Real-estate agents aren’t paid by the hour, and they’re increasingly finding their valuable time being sucked away by boomer dads. Sure, New York real estate has always been propped up by family money — and family opinions. But millennial and Gen-Z buyers are learning harder than ever on their parents for cash at a time when borrowing is expensive and a lack of housing makes cash a valuable way to cut through the competition. According to about a dozen agents I spoke with, dads have an annoying tendency to present themselves as experts on all aspects of home buying based on their own, actually inexperienced logic. Sure, kids can waste time (one broker I spoke with described the hours she spends deflating expectations of Million Dollar Listings finishes), and so can moms (a Brown Harris Stevens agent had a mom retract an offer over “bad feng shui”). But the faux expertise of a generation of men who have had the world tilt their way and came to believe they’d had something to do with it puts actual experts like Harris in a tricky spot: Counter Dad’s beliefs about the value of the 18-foot-wide townhouse and you could lose his trust, which means losing his cash and losing the client. “I try to always be careful in those moments,” Harris said.

This past fall, Deborah Rieders, a broker at Corcoran, was representing the owner of a Brooklyn Heights townhouse that was stuffed with historic details and old-world charm. Her client had accepted an offer from a young couple who had paid their own way and were excited to renovate — after all, a family had been living there for 30 years. They had already done a home inspection, which hadn’t turned up anything substantial.
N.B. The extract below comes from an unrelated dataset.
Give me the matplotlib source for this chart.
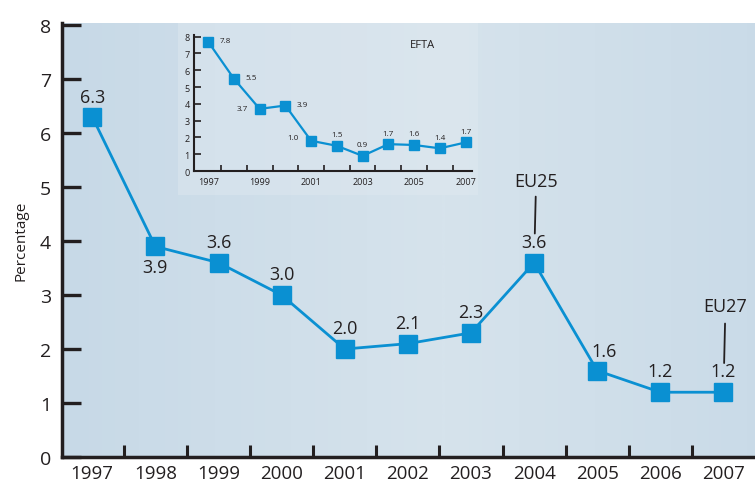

Then they stopped by showing off their new purchase to one set of their parents. The father, Rieders said, was a Mr. Fix It, a hobbyist who “fancied himself to be a professional contractor, but he really wasn’t.” He looked over the house as if he had expertise and discouraged the couple from doing any updates or projects. Two days later, they retracted their offer. Rieders said she was “pretty confident” the father was to blame.

Matthew Hughes, a broker at Brown Harris Stevens, spent about a year helping a couple in their late 20s who at first wanted to buy a two-bedroom downtown. But Dad was paying, and Dad had opinions. “The father wanted them to be on the Upper East Side because of safety, and he thought it was a better investment.” This father, Hughes said, believed he had expertise in the market because he had bought a pied-à-terre in Manhattan 15 years ago, and Hughes found himself being forced to spend extra time educating his father about how prices had moved since then. This month, the couple signed on a $1.5 million co-op in the dad’s preferred neighborhood — a lovely apartment, sure, but not where they had wanted to end up. “They completely conceded,” Hughes said.

Some real-estate agents said they’ve dealt with this situation so often they’ve developed strategies to sneakily bring dads onboard. Confidence Stimpson, a broker at Coldwell Banker Warburg, uses humor. When a father questioned the price of a one-bedroom his son wanted, comparing it to what he could get back home in Cleveland for the same price, Stimpson responded, “Yes, but it’s a hell of a commute from Madison Avenue.” Then she showed the father enough one-bedrooms to see that the one his son had chosen was well priced and shouldn’t be traded for a starter castle in Cleveland.

Amelia Gewirtz of Brown Harris Stevens prepares for dads by arming herself with data. “I almost prepare to do a mini-appraisal when I’m out with the dad,” she said. To that end, she carries a one-sheet that includes information on the price per square foot of recent sales in the building and comps in the area. “I don’t want to generalize, especially in 2023,” she said, “but I don’t think I’ve had a father who hasn’t asked for it.”

Harris, the agent who lost the Bed-Stuy townhouse over two feet and $200,000, said the experience hammered in a lesson he has known since he got into real estate more than a decade ago: to ask his client right away if anyone else is making this decision, to involve that person at every step, and to take action to make sure they feel as if they have power in the relationship and are being heard. “I’ll intentionally say things wrong so they can correct me sometimes,” he said. Then, later in the conversation, Harris repeats those corrected phrases back to his clients as a way of showing them he has really been listening. “It gives them the feeling they’re in control,” he said.